SFFT with a Triangle?

The key to solving this problem is to find $cos(C)$ , as once this is done, we will have enough information to determine all three side-lengths of this problem and swiftly use Heron's Formula to finish it off. Start by neatly drawing a triangle and label the points A, B, and C, as per the problem. Since we know that that $cos(C) = AB/AC$ , using the Law of Cosines is clearly the best approach. Let $AB = c$ and $AC = b$ . We then have $c^2 = a^2 + b^2 - 2abcos(C)$ . Furthermore, we know that $a = (b+c)/2$ from the problem. Substituting everything in, we are now ready to do some tedious (but extremely useful) algebra.

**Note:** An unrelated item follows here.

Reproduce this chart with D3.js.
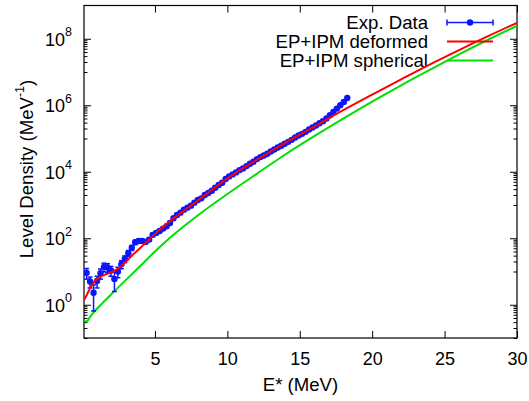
<!DOCTYPE html>
<html><head><meta charset="utf-8">
<script src="https://cdn.jsdelivr.net/npm/d3@7/dist/d3.min.js"></script>
<style>
body{margin:0;background:#fff}
svg{display:block}
text{font-family:"Liberation Sans",Arial,Helvetica,sans-serif;fill:#000}
</style>
</head><body>
<svg id="chart" width="529" height="401"></svg>
<script>
// ---------- data ----------
const expEnergy = [
 0.28,0.52,0.76,1.00,1.24,1.48,1.72,1.96,2.20,2.44,2.68,2.92,3.16,3.40,3.64,3.88,4.12,4.36,4.60,4.84,
 5.08,5.32,5.56,5.80,6.04,6.28,6.52,6.76,7.00,7.24,7.48,7.72,7.96,8.20,8.44,8.68,8.92,9.16,9.40,9.64,
 9.88,10.12,10.36,10.60,10.84,11.08,11.32,11.56,11.80,12.04,12.28,12.52,12.76,13.00,13.24,13.48,13.72,13.96,14.20,14.44,
 14.68,14.92,15.16,15.40,15.64,15.88,16.12,16.36,16.60,16.84,17.08,17.32,17.56,17.80,18.04,18.28];
const expDensity = [
 9.1,5.0,2.3,5.2,8.9,13.8,13.2,10.7,6.0,10.0,16.6,24,35.5,52,76,83,83,78,91,126,
 145,166,195,229,288,398,501,589,724,832,955,1175,1413,1585,1995,2291,2692,3311,3981,4677,
 6026,7244,8318,9550,11220,12590,14790,17380,19950,23990,27540,30900,34670,40740,46770,53700,60260,69180,79430,91200,
 107200,123000,138000,158500,186200,213800,245500,288400,331100,398100,501200,631000,794300,1000000,1260000,1660000];
const expError = [
 3.2,1.8,1.65,2.0,3.0,4.0,4.0,3.5,3.5,3.5,4.5,5.5,7,9,11,11,10,9,10,12,
 13,14,15,17,20,25,30,35,42,48,55,65,78,85,105,120,140,170,200,235,
 300,360,410,470,550,610,720,850,980,1180,1350,1500,1700,2000,2300,2600,2900,3300,3800,4400,
 5100,5900,6600,7600,8900,10200,11700,13800,15800,19000,24000,30000,38000,48000,60000,80000];

const deformedEnergy = [0.1,0.3,0.5,0.75,1,1.5,2,2.5,3,3.5,4,5,6,7,8,10,12,14,16,18,20,22,24,26,28,30];
const deformedDensity = [1.38,2.0,3.0,4.6,6.0,7.9,9.5,12.6,20,33,52,135,316,676,1410,6310,22400,74100,229000,708000,2.09e6,6.03e6,1.70e7,4.57e7,1.20e8,3.02e8];

const sphericalEnergy = [0.1,0.3,0.4,0.5,0.75,1,2,3,4,5,6,7,8,10,12,14,16,18,20,22,24,26,28,30];
const sphericalDensity = [0.32,0.32,0.355,0.42,0.575,0.76,2.1,5.6,14.8,40,100,229,501,2140,8510,33100,117500,398000,1.29e6,3.98e6,1.175e7,3.39e7,9.33e7,2.45e8];

const xTickValues = [5,10,15,20,25,30];
const yTickValues = [1,1e2,1e4,1e6,1e8];
const yTickExponents = ["0","2","4","6","8"];
const legendLabels = ["Exp. Data","EP+IPM deformed","EP+IPM spherical"];

// ---------- layout ----------
const L = 84, R = 517, T = 5.5, B = 338;
const svg = d3.select("#chart");
const x = d3.scaleLinear().domain([0.1,30]).range([L,R]);
const y = d3.scaleLog().domain([0.1,1e9]).range([B,T]);

const colBlue = "#0a14ff", colRed = "#ff0000", colGreen = "#00e000";
const FONT = '"Liberation Sans",Arial,Helvetica,sans-serif';

// minor y ticks (gnuplot style: multiples of the lower major tic)
const yMinor = [];
[-1,1,3,5,7].forEach(m => { for (let k=1;k<=9;k++){ const v = k*Math.pow(10,m); if (v>=0.1 && v<=1e9) yMinor.push(v);} });

// axes
const gx = svg.append("g").attr("transform",`translate(0,${B})`)
  .call(d3.axisBottom(x).tickValues(xTickValues).tickFormat(d3.format("d")).tickSizeInner(-7).tickSizeOuter(0).tickPadding(14));
const gxTop = svg.append("g").attr("transform",`translate(0,${T})`)
  .call(d3.axisTop(x).tickValues(xTickValues).tickFormat("").tickSizeInner(-7).tickSizeOuter(0));
const gyMinor = svg.append("g").attr("transform",`translate(${L},0)`)
  .call(d3.axisLeft(y).tickValues(yMinor).tickFormat("").tickSizeInner(-3.5).tickSizeOuter(0));
const gyMinorR = svg.append("g").attr("transform",`translate(${R},0)`)
  .call(d3.axisRight(y).tickValues(yMinor).tickFormat("").tickSizeInner(-3.5).tickSizeOuter(0));
const gy = svg.append("g").attr("transform",`translate(${L},0)`)
  .call(d3.axisLeft(y).tickValues(yTickValues).tickFormat("").tickSizeInner(-7).tickSizeOuter(0).tickPadding(12));
const gyR = svg.append("g").attr("transform",`translate(${R},0)`)
  .call(d3.axisRight(y).tickValues(yTickValues).tickFormat("").tickSizeInner(-7).tickSizeOuter(0));

[gx,gxTop,gy,gyR,gyMinor,gyMinorR].forEach(g => {
  g.select(".domain").remove();
  g.selectAll(".tick line").attr("stroke","#000").attr("stroke-width",1);
});
gx.selectAll(".tick text").attr("font-size","18px").attr("font-family",FONT).attr("fill","#000");

gy.selectAll(".tick text").each(function(d,i){
  const t = d3.select(this).text(null).attr("font-size","18px").attr("font-family",FONT).attr("fill","#000").attr("dy","0.35em");
  t.append("tspan").text("10");
  t.append("tspan").attr("font-size","12.5px").attr("dy","-0.75em").text(yTickExponents[i]);
});

// frame
svg.append("rect").attr("x",L).attr("y",T).attr("width",R-L).attr("height",B-T)
  .attr("fill","none").attr("stroke","#000").attr("stroke-width",1.2);

// axis titles
svg.append("text").attr("x",(L+R)/2).attr("y",391).attr("text-anchor","middle").attr("font-size","18.6px").text("E* (MeV)");
const yt = svg.append("text").attr("transform","translate(33,169) rotate(-90)").attr("text-anchor","middle").attr("font-size","18.6px");
yt.append("tspan").text("Level Density (MeV");
yt.append("tspan").attr("font-size","12.5px").attr("dy","-0.7em").text("-1");
yt.append("tspan").attr("dy","0.45em").text(")");

// legend text
const legY = [22.5,41.5,60.5];
legendLabels.forEach((lab,i)=>{
  svg.append("text").attr("x",428).attr("y",legY[i]).attr("dy","0.35em").attr("text-anchor","end").attr("font-size","18.6px").text(lab);
});

// clip
svg.append("clipPath").attr("id","clip").append("rect").attr("x",L).attr("y",T).attr("width",R-L).attr("height",B-T);
const plot = svg.append("g").attr("clip-path","url(#clip)");

// curves
const line = d3.line().x(d=>x(d[0])).y(d=>y(d[1])).curve(d3.curveMonotoneX);
plot.append("path").datum(sphericalEnergy.map((e,i)=>[e,sphericalDensity[i]]))
  .attr("d",line).attr("fill","none").attr("stroke",colGreen).attr("stroke-width",2);

// experimental data with error bars
const expData = expEnergy.map((e,i)=>({e, v:expDensity[i], err:expError[i]}));
const eb = plot.append("g").attr("stroke",colBlue).attr("stroke-width",1.5);
expData.forEach(d=>{
  const y1 = y(Math.max(d.v-d.err,0.11)), y2 = y(d.v+d.err), cx = x(d.e);
  eb.append("line").attr("x1",cx).attr("x2",cx).attr("y1",y1).attr("y2",y2);
  eb.append("line").attr("x1",cx-2.5).attr("x2",cx+2.5).attr("y1",y1).attr("y2",y1);
  eb.append("line").attr("x1",cx-2.5).attr("x2",cx+2.5).attr("y1",y2).attr("y2",y2);
});
plot.append("g").selectAll("circle").data(expData).join("circle")
  .attr("cx",d=>x(d.e)).attr("cy",d=>y(d.v)).attr("r",3.2).attr("fill",colBlue);

plot.append("path").datum(deformedEnergy.map((e,i)=>[e,deformedDensity[i]]))
  .attr("d",line).attr("fill","none").attr("stroke",colRed).attr("stroke-width",2);

// legend samples
const lx1 = 447, lx2 = 493;
svg.append("line").attr("x1",lx1).attr("x2",lx2).attr("y1",legY[0]).attr("y2",legY[0]).attr("stroke",colBlue).attr("stroke-width",1.5);
[lx1,lx2].forEach(xx=>svg.append("line").attr("x1",xx).attr("x2",xx).attr("y1",legY[0]-3).attr("y2",legY[0]+3).attr("stroke",colBlue).attr("stroke-width",1.5));
svg.append("circle").attr("cx",(lx1+lx2)/2).attr("cy",legY[0]).attr("r",3.2).attr("fill",colBlue);
svg.append("line").attr("x1",lx1).attr("x2",lx2).attr("y1",legY[1]).attr("y2",legY[1]).attr("stroke",colRed).attr("stroke-width",2);
svg.append("line").attr("x1",lx1).attr("x2",lx2).attr("y1",legY[2]).attr("y2",legY[2]).attr("stroke",colGreen).attr("stroke-width",2);
</script></body></html>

So $c^2 = ((b+c)/2)^2 + b^2 - 2(b)((b+c)/2)cos(c)$ . Carefully rearranging everything into one side and substituting $cos(C) = AB/AC = c/b$ gives us a multivariable quadratic polynomial equation, namely $7c^2 - 5b^2 + 2bc = 0$ . Now we can clearly see by inspection that $c=-b$ is a root of this quadratic, so utilizing Simon's Favorite Factoring Trick (SFFT), we can factor this multivariable polynomial as $7(b+c)(c-(5b/7)) = 0$ . Hence we have $c=-b$ and $c=5b/7$ . However, if we plug in the former solution, we get $cos(C) = -1$ which implies the triangle is degenerate (and in fact a line). Hence we eliminate this extraneous solution and conclude that $c=5b/7$ , thus $cos(C) = 5/7$ . Now, we know that $c = 5$ and $b = 7$ . Since $a$ is defined to be the average of $b$ and $c$ , we have $a = (5+7)/2 = 6$ . Finally, the semi-perimeter $s$ of this triangle is $(6+7+5)/2 = 9$ , so plugging into Heron's Formula, denoted by $\sqrt{(s)(s-a)(s-b)(s-c)}$ , gives us $\sqrt{(9)(9-6)(9-7)(9-5)}$ which simplifies to $\sqrt{(9)(3)(2)(4)}$ which simplifies to $\sqrt{216}$ which finally simplifies to $6\sqrt{6}$ . Thus, $X = 6$ and $Y = 6$ , and $6 + 6 = 12$ , as desired.